Associate professor, St. John's University College of Business, Staten Island, NY
Vice president, Consulting Engineers and Scientists, Malvern, PA
(Received 14 May 1995; accepted 11 August 1996)
Fall accidents generate large injury, morbidity, and mortality costs. Many falls are caused by pedestrian slips, which are in turn a result of one or a combination of factors: pedestrian, walkway surface, footwear, or environmental.
It is important to be able to quantify and characterize the slipperiness of walkways and shoe bottoms, both separately and in combination. There presently exist on the market many tribometers (walkway-friction measuring instruments); different tribometers do not necessarily give the same results under identical conditions.
In the summer of 1991, ASTM Committee F-13 on Safety and Traction for Footwear organized a workshop at Bucknell University, Lewisburg, PA to compare nine tribometers against each other and against a force plate, which measures ground-reaction forces.

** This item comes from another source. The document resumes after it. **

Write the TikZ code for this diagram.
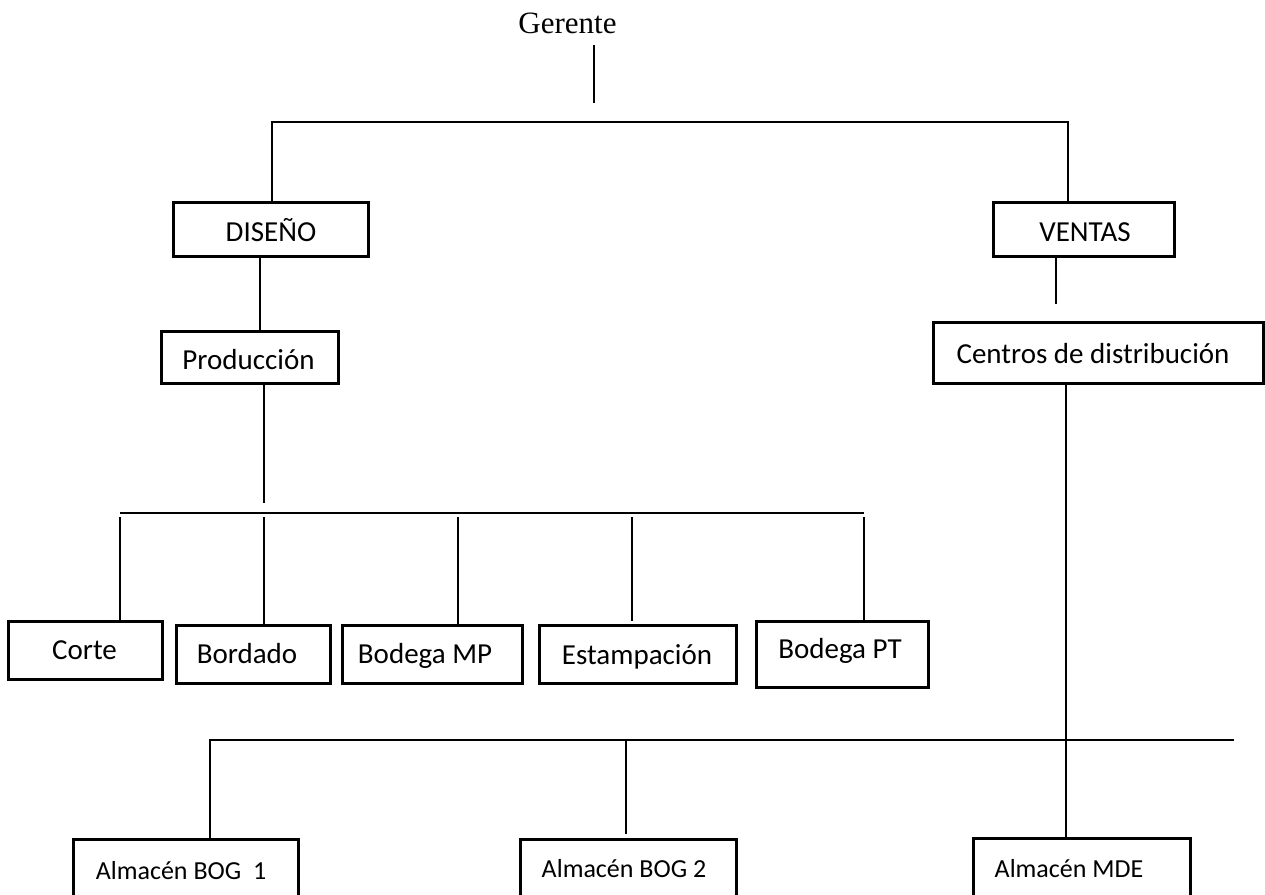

Briefly, we found that different tribometers gave different results. An earlier paper contained results of data aggregated by tribometer. It appeared that the differences were at least in part a result of the fact that the tribometers measured different types (mechanisms or models) of friction. The force plate “saw” and mimicked whatever the tribometer “saw.” Thus, if the tribometer's design made it incapable of seeing the correct frictional mechanism vis à vis pedestrian-generated friction, the force plate saw the same incorrect model. This paper summarizes the procedures used and continues the analysis of the workshop data, aggregating it by test condition.